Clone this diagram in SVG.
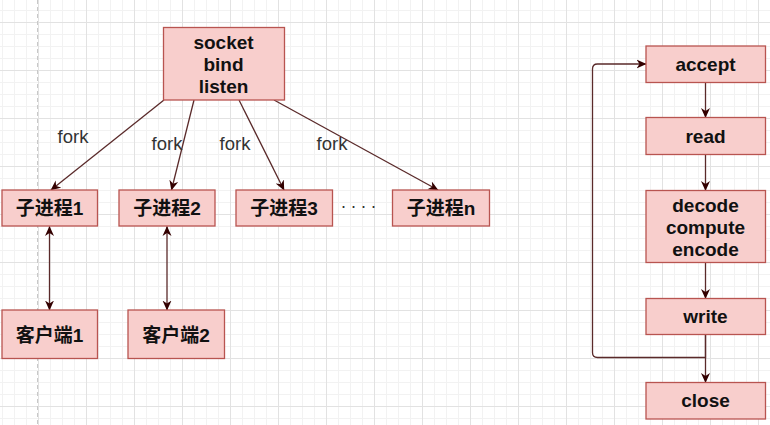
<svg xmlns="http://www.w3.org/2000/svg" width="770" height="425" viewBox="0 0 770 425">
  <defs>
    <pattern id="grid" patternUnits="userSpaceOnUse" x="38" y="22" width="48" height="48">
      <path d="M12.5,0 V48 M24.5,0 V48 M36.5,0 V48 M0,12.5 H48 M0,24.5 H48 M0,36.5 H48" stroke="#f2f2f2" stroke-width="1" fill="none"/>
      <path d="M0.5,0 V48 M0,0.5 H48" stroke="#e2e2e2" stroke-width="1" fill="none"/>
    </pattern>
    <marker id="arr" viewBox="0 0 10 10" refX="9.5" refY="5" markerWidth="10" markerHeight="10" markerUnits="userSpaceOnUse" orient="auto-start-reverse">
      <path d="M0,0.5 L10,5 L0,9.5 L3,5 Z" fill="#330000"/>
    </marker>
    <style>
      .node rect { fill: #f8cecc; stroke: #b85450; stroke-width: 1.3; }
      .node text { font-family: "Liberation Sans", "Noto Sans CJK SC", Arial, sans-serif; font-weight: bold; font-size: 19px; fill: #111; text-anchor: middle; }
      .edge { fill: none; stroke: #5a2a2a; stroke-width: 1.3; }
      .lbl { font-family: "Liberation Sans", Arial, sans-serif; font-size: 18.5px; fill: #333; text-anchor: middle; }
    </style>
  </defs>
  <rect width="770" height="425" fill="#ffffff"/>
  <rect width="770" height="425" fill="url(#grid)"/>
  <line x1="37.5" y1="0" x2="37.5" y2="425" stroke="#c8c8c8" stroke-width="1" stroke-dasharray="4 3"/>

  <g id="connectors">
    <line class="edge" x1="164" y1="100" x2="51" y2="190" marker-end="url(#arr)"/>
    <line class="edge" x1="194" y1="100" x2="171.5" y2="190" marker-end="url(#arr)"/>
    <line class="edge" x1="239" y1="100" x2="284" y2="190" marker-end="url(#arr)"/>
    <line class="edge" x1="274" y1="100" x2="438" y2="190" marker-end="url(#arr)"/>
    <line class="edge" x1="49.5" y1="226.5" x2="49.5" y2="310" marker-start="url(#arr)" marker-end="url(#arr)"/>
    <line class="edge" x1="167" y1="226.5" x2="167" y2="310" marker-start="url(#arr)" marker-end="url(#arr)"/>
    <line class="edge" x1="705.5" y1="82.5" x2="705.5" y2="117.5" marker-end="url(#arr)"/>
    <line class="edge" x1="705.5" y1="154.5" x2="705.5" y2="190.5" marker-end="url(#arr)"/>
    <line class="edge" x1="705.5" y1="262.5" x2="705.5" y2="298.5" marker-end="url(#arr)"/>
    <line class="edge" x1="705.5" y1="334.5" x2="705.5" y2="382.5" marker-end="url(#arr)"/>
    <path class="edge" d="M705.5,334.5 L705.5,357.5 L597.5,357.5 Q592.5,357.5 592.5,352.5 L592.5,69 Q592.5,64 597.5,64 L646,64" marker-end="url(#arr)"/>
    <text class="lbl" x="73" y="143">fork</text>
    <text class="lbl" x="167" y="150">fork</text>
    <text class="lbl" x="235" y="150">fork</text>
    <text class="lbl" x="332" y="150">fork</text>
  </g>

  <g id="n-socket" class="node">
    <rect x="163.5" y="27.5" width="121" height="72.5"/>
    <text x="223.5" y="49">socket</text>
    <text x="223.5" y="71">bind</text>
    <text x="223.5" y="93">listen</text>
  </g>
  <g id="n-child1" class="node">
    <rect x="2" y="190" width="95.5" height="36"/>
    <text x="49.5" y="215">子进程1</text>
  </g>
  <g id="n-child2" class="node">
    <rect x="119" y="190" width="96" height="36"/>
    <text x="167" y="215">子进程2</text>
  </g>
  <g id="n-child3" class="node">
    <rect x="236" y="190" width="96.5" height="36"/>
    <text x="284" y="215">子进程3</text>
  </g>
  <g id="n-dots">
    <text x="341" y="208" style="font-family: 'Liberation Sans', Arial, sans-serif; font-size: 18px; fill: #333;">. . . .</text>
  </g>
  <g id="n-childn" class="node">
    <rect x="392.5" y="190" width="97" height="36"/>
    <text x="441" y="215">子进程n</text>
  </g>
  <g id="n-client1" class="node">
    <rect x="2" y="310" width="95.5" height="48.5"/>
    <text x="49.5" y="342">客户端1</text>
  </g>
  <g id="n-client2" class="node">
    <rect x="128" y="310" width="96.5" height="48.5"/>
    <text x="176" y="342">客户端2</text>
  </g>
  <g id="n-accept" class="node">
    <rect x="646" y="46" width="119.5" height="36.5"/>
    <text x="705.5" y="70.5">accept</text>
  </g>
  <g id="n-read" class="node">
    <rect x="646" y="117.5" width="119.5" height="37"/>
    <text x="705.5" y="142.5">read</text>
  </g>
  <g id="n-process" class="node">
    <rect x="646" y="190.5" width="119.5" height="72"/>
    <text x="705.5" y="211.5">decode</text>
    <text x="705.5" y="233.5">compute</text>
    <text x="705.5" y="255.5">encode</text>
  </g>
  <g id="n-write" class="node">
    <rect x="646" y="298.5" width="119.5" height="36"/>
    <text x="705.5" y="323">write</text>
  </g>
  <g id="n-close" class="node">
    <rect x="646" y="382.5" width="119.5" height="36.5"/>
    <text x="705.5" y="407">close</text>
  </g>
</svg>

____

(WHAT THIS TASK INVOLVES): Using the data above, print every line exactly, omitting pictures.

(COMPLETED EXERCISE):
Clone this diagram in SVG.
<svg xmlns="http://www.w3.org/2000/svg" width="770" height="425" viewBox="0 0 770 425">
  <defs>
    <pattern id="grid" patternUnits="userSpaceOnUse" x="38" y="22" width="48" height="48">
      <path d="M12.5,0 V48 M24.5,0 V48 M36.5,0 V48 M0,12.5 H48 M0,24.5 H48 M0,36.5 H48" stroke="#f2f2f2" stroke-width="1" fill="none"/>
      <path d="M0.5,0 V48 M0,0.5 H48" stroke="#e2e2e2" stroke-width="1" fill="none"/>
    </pattern>
    <marker id="arr" viewBox="0 0 10 10" refX="9.5" refY="5" markerWidth="10" markerHeight="10" markerUnits="userSpaceOnUse" orient="auto-start-reverse">
      <path d="M0,0.5 L10,5 L0,9.5 L3,5 Z" fill="#330000"/>
    </marker>
    <style>
      .node rect { fill: #f8cecc; stroke: #b85450; stroke-width: 1.3; }
      .node text { font-family: "Liberation Sans", "Noto Sans CJK SC", Arial, sans-serif; font-weight: bold; font-size: 19px; fill: #111; text-anchor: middle; }
      .edge { fill: none; stroke: #5a2a2a; stroke-width: 1.3; }
      .lbl { font-family: "Liberation Sans", Arial, sans-serif; font-size: 18.5px; fill: #333; text-anchor: middle; }
    </style>
  </defs>
  <rect width="770" height="425" fill="#ffffff"/>
  <rect width="770" height="425" fill="url(#grid)"/>
  <line x1="37.5" y1="0" x2="37.5" y2="425" stroke="#c8c8c8" stroke-width="1" stroke-dasharray="4 3"/>

  <g id="connectors">
    <line class="edge" x1="164" y1="100" x2="51" y2="190" marker-end="url(#arr)"/>
    <line class="edge" x1="194" y1="100" x2="171.5" y2="190" marker-end="url(#arr)"/>
    <line class="edge" x1="239" y1="100" x2="284" y2="190" marker-end="url(#arr)"/>
    <line class="edge" x1="274" y1="100" x2="438" y2="190" marker-end="url(#arr)"/>
    <line class="edge" x1="49.5" y1="226.5" x2="49.5" y2="310" marker-start="url(#arr)" marker-end="url(#arr)"/>
    <line class="edge" x1="167" y1="226.5" x2="167" y2="310" marker-start="url(#arr)" marker-end="url(#arr)"/>
    <line class="edge" x1="705.5" y1="82.5" x2="705.5" y2="117.5" marker-end="url(#arr)"/>
    <line class="edge" x1="705.5" y1="154.5" x2="705.5" y2="190.5" marker-end="url(#arr)"/>
    <line class="edge" x1="705.5" y1="262.5" x2="705.5" y2="298.5" marker-end="url(#arr)"/>
    <line class="edge" x1="705.5" y1="334.5" x2="705.5" y2="382.5" marker-end="url(#arr)"/>
    <path class="edge" d="M705.5,334.5 L705.5,357.5 L597.5,357.5 Q592.5,357.5 592.5,352.5 L592.5,69 Q592.5,64 597.5,64 L646,64" marker-end="url(#arr)"/>
    <text class="lbl" x="73" y="143">fork</text>
    <text class="lbl" x="167" y="150">fork</text>
    <text class="lbl" x="235" y="150">fork</text>
    <text class="lbl" x="332" y="150">fork</text>
  </g>

  <g id="n-socket" class="node">
    <rect x="163.5" y="27.5" width="121" height="72.5"/>
    <text x="223.5" y="49">socket</text>
    <text x="223.5" y="71">bind</text>
    <text x="223.5" y="93">listen</text>
  </g>
  <g id="n-child1" class="node">
    <rect x="2" y="190" width="95.5" height="36"/>
    <text x="49.5" y="215">子进程1</text>
  </g>
  <g id="n-child2" class="node">
    <rect x="119" y="190" width="96" height="36"/>
    <text x="167" y="215">子进程2</text>
  </g>
  <g id="n-child3" class="node">
    <rect x="236" y="190" width="96.5" height="36"/>
    <text x="284" y="215">子进程3</text>
  </g>
  <g id="n-dots">
    <text x="341" y="208" style="font-family: 'Liberation Sans', Arial, sans-serif; font-size: 18px; fill: #333;">. . . .</text>
  </g>
  <g id="n-childn" class="node">
    <rect x="392.5" y="190" width="97" height="36"/>
    <text x="441" y="215">子进程n</text>
  </g>
  <g id="n-client1" class="node">
    <rect x="2" y="310" width="95.5" height="48.5"/>
    <text x="49.5" y="342">客户端1</text>
  </g>
  <g id="n-client2" class="node">
    <rect x="128" y="310" width="96.5" height="48.5"/>
    <text x="176" y="342">客户端2</text>
  </g>
  <g id="n-accept" class="node">
    <rect x="646" y="46" width="119.5" height="36.5"/>
    <text x="705.5" y="70.5">accept</text>
  </g>
  <g id="n-read" class="node">
    <rect x="646" y="117.5" width="119.5" height="37"/>
    <text x="705.5" y="142.5">read</text>
  </g>
  <g id="n-process" class="node">
    <rect x="646" y="190.5" width="119.5" height="72"/>
    <text x="705.5" y="211.5">decode</text>
    <text x="705.5" y="233.5">compute</text>
    <text x="705.5" y="255.5">encode</text>
  </g>
  <g id="n-write" class="node">
    <rect x="646" y="298.5" width="119.5" height="36"/>
    <text x="705.5" y="323">write</text>
  </g>
  <g id="n-close" class="node">
    <rect x="646" y="382.5" width="119.5" height="36.5"/>
    <text x="705.5" y="407">close</text>
  </g>
</svg>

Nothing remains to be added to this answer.